Now use the function NORMSINV(p) to calculate the z score that corresponds to this alpha. Your p is the bottom portion and you should get a z = 1.645, you will see this value many times in the next few weeks.

As you will soon learn in class, hypothesis testing can be either non-directional or directional. If we divide the distribution to a bottom portion and the region above alpha we are using a directional hypothesis and predicting that our effect will be found in the upper portion of the curve. Sometime we don’t know where we will find an effect so we use a non directional test. In that case, an alpha of 0.05 should be divided to 2 so that we place 0.025 on one end of the curve and 0.025 on the other side of the curve.

Enter your desired alpha into a cell in Excel, the upper tail in this case will be alpha/2. Calculate this value in another cell.

As before, the bottom portion is 1-upper_tail, the only difference is that now the upper tail is equal to alpha/2. Calculate the bottom portion in a different cell, you should get 0.975.

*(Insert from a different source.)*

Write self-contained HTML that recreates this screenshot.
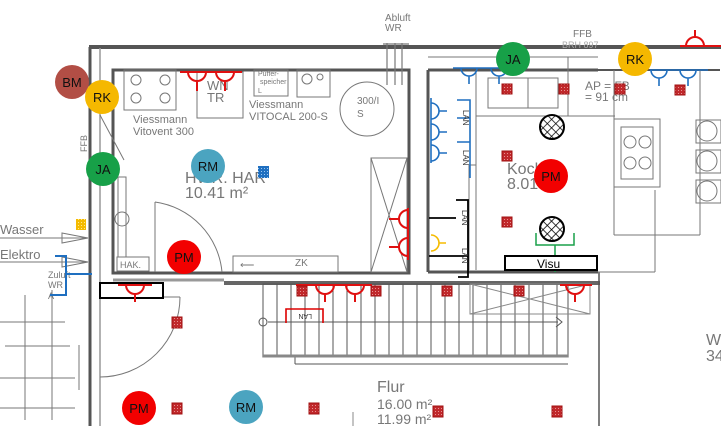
<!DOCTYPE html>
<html><head><meta charset="utf-8"><style>
html,body{margin:0;padding:0;background:#fff;}
svg{display:block;font-family:"Liberation Sans",sans-serif;}
.g{fill:#777;}
</style></head><body>
<svg width="721" height="426" viewBox="0 0 721 426" xmlns="http://www.w3.org/2000/svg">
<defs>
<pattern id="dots" width="3" height="3" patternUnits="userSpaceOnUse"><rect width="3" height="3" fill="#c0282b"/><rect width="1" height="1" fill="#e89090"/></pattern>
<pattern id="ydots" width="3" height="3" patternUnits="userSpaceOnUse"><rect width="3" height="3" fill="#f5bb00"/><rect width="1" height="1" fill="#ffe890"/></pattern>
<pattern id="bdots" width="3" height="3" patternUnits="userSpaceOnUse"><rect width="3" height="3" fill="#1f6fc0"/><rect width="1" height="1" fill="#9cc7f0"/></pattern>
<pattern id="hatch" width="6" height="6" patternUnits="userSpaceOnUse" patternTransform="rotate(45)"><rect width="6" height="6" fill="#fff"/><line x1="0" y1="0" x2="0" y2="6" stroke="#000" stroke-width="1.5"/><line x1="0" y1="0" x2="6" y2="0" stroke="#000" stroke-width="1.5"/></pattern>
</defs>

<!-- outer walls -->
<g stroke="#555" fill="none">
<line x1="89" y1="47" x2="721" y2="47" stroke-width="4"/>
<line x1="90" y1="47" x2="90" y2="426" stroke-width="3"/>
<line x1="100" y1="48" x2="100" y2="426" stroke-width="1.5" stroke="#999"/>
<rect x="113" y="70" width="296" height="203" stroke-width="3"/>
<line x1="428" y1="70" x2="598" y2="70" stroke-width="3"/>
<line x1="428" y1="70" x2="428" y2="272" stroke-width="3"/>
<line x1="428" y1="272" x2="598" y2="272" stroke-width="3"/>
<line x1="224" y1="283" x2="600" y2="283" stroke-width="4" stroke="#666"/>
<line x1="113" y1="280" x2="224" y2="280" stroke-width="3" stroke="#999"/>
<line x1="599" y1="272" x2="599" y2="426" stroke-width="1.5" stroke="#555"/>
<line x1="598" y1="70" x2="720" y2="70" stroke-width="2"/>
</g>
<g stroke="#777" stroke-width="1.2">
<line x1="387" y1="43" x2="387" y2="85"/><line x1="395" y1="43" x2="395" y2="85"/><line x1="402" y1="43" x2="402" y2="85"/>
<line x1="383" y1="44" x2="409" y2="44"/>
</g>
<text x="385" y="21" font-size="10" class="g">Abluft</text>
<text x="385" y="31" font-size="10" class="g">WR</text>

<!-- HWR interior -->
<g stroke="#777" fill="none" stroke-width="1">
<rect x="124" y="70" width="52" height="40"/>
<circle cx="136" cy="80" r="5"/><circle cx="165" cy="80" r="5"/><circle cx="136" cy="98" r="5"/><circle cx="165" cy="98" r="5"/>
<rect x="197" y="72" width="46" height="46"/>
<rect x="254" y="70" width="34" height="26"/>
<rect x="297" y="70" width="33" height="27"/>
<circle cx="307" cy="79" r="5"/><circle cx="320" cy="77" r="3"/>
<circle cx="367" cy="109" r="27"/>
<rect x="371" y="158" width="36" height="114"/>
<line x1="371" y1="158" x2="407" y2="272"/><line x1="407" y1="158" x2="371" y2="272"/>
<path d="M155 202 A78 78 0 0 1 222 272" />
<line x1="155" y1="202" x2="155" y2="272"/>
<rect x="233" y="256" width="105" height="16"/>
<rect x="117" y="257" width="32" height="14"/>
<rect x="118" y="177" width="8" height="80"/>
<circle cx="122" cy="219" r="7"/>
<line x1="100" y1="115" x2="124" y2="160"/>
</g>
<text x="133" y="123" font-size="11" class="g">Viessmann</text>
<text x="133" y="135" font-size="11" class="g">Vitovent 300</text>
<text x="249" y="108" font-size="11" class="g">Viessmann</text>
<text x="249" y="120" font-size="11" class="g">VITOCAL 200-S</text>
<text x="207" y="90" font-size="13" class="g">WN</text>
<text x="207" y="102" font-size="13" class="g">TR</text>
<text x="258" y="76" font-size="7" class="g">Puffer-</text>
<text x="260" y="84" font-size="7" class="g">speicher</text>
<text x="258" y="93" font-size="7" class="g">L</text>
<text x="357" y="104" font-size="10" class="g">300/I</text>
<text x="357" y="117" font-size="10" class="g">S</text>
<text x="185" y="183" font-size="16" class="g">HWR. HAR</text>
<text x="185" y="198" font-size="16" class="g">10.41 m²</text>
<text x="295" y="266" font-size="10" class="g">ZK</text>
<text x="240" y="268" font-size="10" class="g">⟵</text>
<text x="120" y="268" font-size="9" class="g">HAK.</text>
<text x="87" y="152" font-size="9" class="g" transform="rotate(-90 87 152)">FFB</text>

<!-- left externals -->
<g stroke="#777" fill="none" stroke-width="1">
<line x1="0" y1="238" x2="88" y2="238"/><path d="M62 233 L88 238 L62 243 Z"/>
<line x1="0" y1="262" x2="88" y2="262"/><path d="M62 257 L88 262 L62 267 Z"/>
<line x1="0" y1="322" x2="65" y2="322"/><line x1="25" y1="295" x2="25" y2="420"/><line x1="52" y1="290" x2="52" y2="420"/>
<line x1="5" y1="346" x2="70" y2="346"/><line x1="0" y1="378" x2="75" y2="378"/><line x1="79" y1="345" x2="79" y2="390"/><line x1="0" y1="408" x2="75" y2="408"/>
<path d="M100 377 A80 80 0 0 0 180 297"/>
<line x1="100" y1="297" x2="180" y2="297"/>
</g>
<text x="0" y="234" font-size="13" class="g">Wasser</text>
<text x="0" y="259" font-size="13" class="g">Elektro</text>
<text x="48" y="278" font-size="9" class="g">Zuluft</text>
<text x="48" y="288" font-size="9" class="g">WR</text>
<text x="48" y="299" font-size="9" class="g">A</text>
<path d="M55 256 H66 V295 H50 M66 274 H92" stroke="#1f6fc0" stroke-width="2" fill="none"/>
<rect x="100" y="283" width="63" height="15" fill="#fff" stroke="#000" stroke-width="2"/>

<!-- kitchen -->
<g stroke="#777" fill="none" stroke-width="1">
<line x1="428" y1="57" x2="598" y2="57"/>
<rect x="488" y="78" width="70" height="30"/>
<rect x="528" y="78" width="30" height="30"/>
<line x1="476" y1="116" x2="615" y2="116"/>
<line x1="476" y1="70" x2="476" y2="270"/>
<line x1="469" y1="165" x2="476" y2="165"/><line x1="469" y1="165" x2="469" y2="270"/>
<line x1="568" y1="57" x2="568" y2="116"/>
<rect x="614" y="119" width="46" height="68"/>
<rect x="621" y="127" width="32" height="52"/>
<circle cx="630" cy="142" r="6"/><circle cx="645" cy="142" r="6"/><circle cx="630" cy="163" r="6"/><circle cx="645" cy="163" r="6"/>
<line x1="614" y1="70" x2="614" y2="235"/><line x1="614" y1="235" x2="700" y2="235"/><line x1="700" y1="70" x2="700" y2="235"/>
<line x1="655" y1="190" x2="655" y2="272"/><line x1="598" y1="272" x2="655" y2="272"/>
<rect x="696" y="120" width="25" height="23"/><rect x="696" y="150" width="25" height="23"/><rect x="696" y="180" width="25" height="23"/>
<circle cx="707" cy="131" r="10"/><circle cx="707" cy="161" r="10"/><circle cx="707" cy="191" r="10"/>
</g>
<text x="573" y="37" font-size="10" class="g">FFB</text>
<text x="562" y="48" font-size="9" fill="#aaa">BRH 897</text>
<text x="585" y="90" font-size="12" class="g">AP = FB</text>
<text x="585" y="101" font-size="12" class="g">= 91 cm</text>
<text x="507" y="174" font-size="16" class="g">Koch</text>
<text x="507" y="189" font-size="16" class="g">8.01</text>
<circle cx="552" cy="127" r="12" fill="url(#hatch)" stroke="#000" stroke-width="2"/>
<circle cx="552" cy="229" r="12" fill="url(#hatch)" stroke="#000" stroke-width="2"/>
<path d="M536 233 V245 H574 V233 M555 245 V272" stroke="#1aa04a" stroke-width="1.5" fill="none"/>
<rect x="505" y="256" width="92" height="14" fill="#fff" stroke="#000" stroke-width="2"/>
<text x="537" y="268" font-size="12">Visu</text>
<g stroke="#1f6fc0" stroke-width="1.6" fill="none">
<path d="M457 100 H470 V178 M457 118 H470 M457 142 H470"/>
<path d="M431 98 V163"/>
<path d="M431 103 A8 8 0 0 1 431 119 M431 124 A8 8 0 0 1 431 140 M431 145 A8 8 0 0 1 431 161 M439 111 H447 M439 132 H447 M439 153 H447"/>
<path d="M453 68 H520 M461 68 A8 8 0 0 0 477 68 M469 76 V84 M491 68 A8 8 0 0 0 507 68 M499 76 V84"/>
<path d="M650 70 H708 M651 70 A8 8 0 0 0 667 70 M659 78 V86 M680 70 A8 8 0 0 0 696 70 M688 78 V86"/>
</g>
<text x="463" y="110" font-size="8" fill="#333" transform="rotate(90 463 110)">LAN</text>
<text x="463" y="150" font-size="8" fill="#333" transform="rotate(90 463 150)">LAN</text>
<g stroke="#000" stroke-width="1.8" fill="none"><path d="M456 200 H468 V277 H458 M429 218 H456 M429 256 H468"/></g>
<text x="462" y="210" font-size="8" fill="#333" transform="rotate(90 462 210)">LAN</text>
<text x="462" y="248" font-size="8" fill="#333" transform="rotate(90 462 248)">LAN</text>
<path d="M431 235 A8 8 0 0 1 431 251 M439 243 H446" stroke="#f5bb00" stroke-width="1.6" fill="none"/>

<!-- stairs -->
<g stroke="#555" stroke-width="1" fill="none">
<rect x="263" y="284" width="305" height="73"/>
<path d="M277 284V357M291 284V357M305 284V357M319 284V357M333 284V357M347 284V357M361 284V357M375 284V357M389 284V357M403 284V357M417 284V357M431 284V357M445 284V357M459 284V357M473 284V357M487 284V357M501 284V357M515 284V357M529 284V357M543 284V357M557 284V357"/>
<line x1="268" y1="322" x2="558" y2="322"/><path d="M556 317 L562 322 L556 327"/>
<circle cx="263" cy="322" r="4"/>
<line x1="295" y1="357" x2="295" y2="364"/><line x1="295" y1="364" x2="568" y2="364"/>
<rect x="470" y="284" width="120" height="30" stroke="#888"/>
<line x1="470" y1="284" x2="590" y2="314" stroke="#888"/><line x1="590" y1="284" x2="470" y2="314" stroke="#888"/>
<line x1="353" y1="412" x2="353" y2="426" stroke="#888"/>
</g>
<line x1="263" y1="356" x2="568" y2="356" stroke="#888" stroke-width="3"/>
<path d="M286 323 V309 H323 V323" stroke="#d00" stroke-width="1.6" fill="none"/>
<text x="298" y="320" font-size="7" fill="#333" transform="rotate(180 305 317)">LAN</text>
<text x="377" y="392" font-size="16" class="g">Flur</text>
<text x="377" y="409" font-size="14" class="g">16.00 m²</text>
<text x="377" y="424" font-size="14" class="g">11.99 m²</text>
<text x="706" y="345" font-size="16" class="g">W</text>
<text x="706" y="361" font-size="16" class="g">34</text>

<!-- red sockets -->
<g stroke="#e01010" stroke-width="2" fill="none">
<path d="M180 72 H242 M188 72 A9 9 0 0 0 206 72 M197 81 V91 M216 72 A9 9 0 0 0 234 72 M225 81 V91"/>
<path d="M408 208 V260 M408 210 A9 9 0 0 0 408 228 M399 219 H389 M408 238 A9 9 0 0 0 408 256 M399 247 H389"/>
<path d="M118 285 H152 M126 285 A9 9 0 0 0 144 285 M135 294 V302"/>
<path d="M296 285 H372 M316 285 A9 9 0 0 0 334 285 M325 294 V302 M346 285 A9 9 0 0 0 364 285 M355 294 V302"/>
<path d="M560 285 H592 M566 285 A9 9 0 0 0 584 285 M575 294 V302"/>
<path d="M680 46 H721 M686 46 A9 9 0 0 1 704 46 M695 37 V30"/>
</g>
<g fill="url(#dots)" stroke="#a01010" stroke-width="1">
<rect x="502" y="84" width="10" height="10"/><rect x="559" y="84" width="10" height="10"/><rect x="615" y="84" width="10" height="10"/><rect x="675" y="85" width="10" height="10"/>
<rect x="502" y="151" width="10" height="10"/><rect x="502" y="217" width="10" height="10"/>
<rect x="297" y="286" width="10" height="10"/><rect x="371" y="286" width="10" height="10"/><rect x="442" y="286" width="10" height="10"/><rect x="514" y="286" width="10" height="10"/>
<rect x="172" y="317" width="10" height="11"/><rect x="172" y="403" width="10" height="11"/><rect x="309" y="403" width="10" height="11"/><rect x="433" y="406" width="10" height="11"/><rect x="552" y="406" width="10" height="11"/>
</g>
<rect x="76" y="219" width="10" height="11" fill="url(#ydots)"/>
<rect x="258" y="166" width="11" height="12" fill="url(#bdots)"/>

<!-- circles -->
<g font-size="13" text-anchor="middle" fill="#111">
<circle cx="72" cy="82" r="17" fill="#b24e45"/><text x="72" y="87">BM</text>
<circle cx="102" cy="97" r="17" fill="#f5b800"/><text x="102" y="102">RK</text>
<circle cx="103" cy="169" r="17" fill="#17a048"/><text x="103" y="174">JA</text>
<circle cx="208" cy="166" r="17" fill="#4ba4c0"/><text x="208" y="171">RM</text>
<circle cx="184" cy="257" r="17" fill="#f20000"/><text x="184" y="262">PM</text>
<circle cx="513" cy="59" r="17" fill="#17a048"/><text x="513" y="64">JA</text>
<circle cx="635" cy="59" r="17" fill="#f5b800"/><text x="635" y="64">RK</text>
<circle cx="551" cy="176" r="17" fill="#f20000"/><text x="551" y="181">PM</text>
<circle cx="139" cy="408" r="17" fill="#f20000"/><text x="139" y="413">PM</text>
<circle cx="246" cy="407" r="17" fill="#4ba4c0"/><text x="246" y="412">RM</text>
</g>
</svg>
</body></html>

You can now calculate the z score that corresponds to the bottom portion using NORMSINV(p). You should get z=1.96. Because of symmetry reasons (the standardized normal distribution is symmetric around 0) the z score that corresponds to the upper portion is equal to —z or —1.96. You can also get this value by using NORMSINV(upper tail) or NORMSINV(0.025). Don’t worry if this is not entirely clear, the class should clear up any confusion.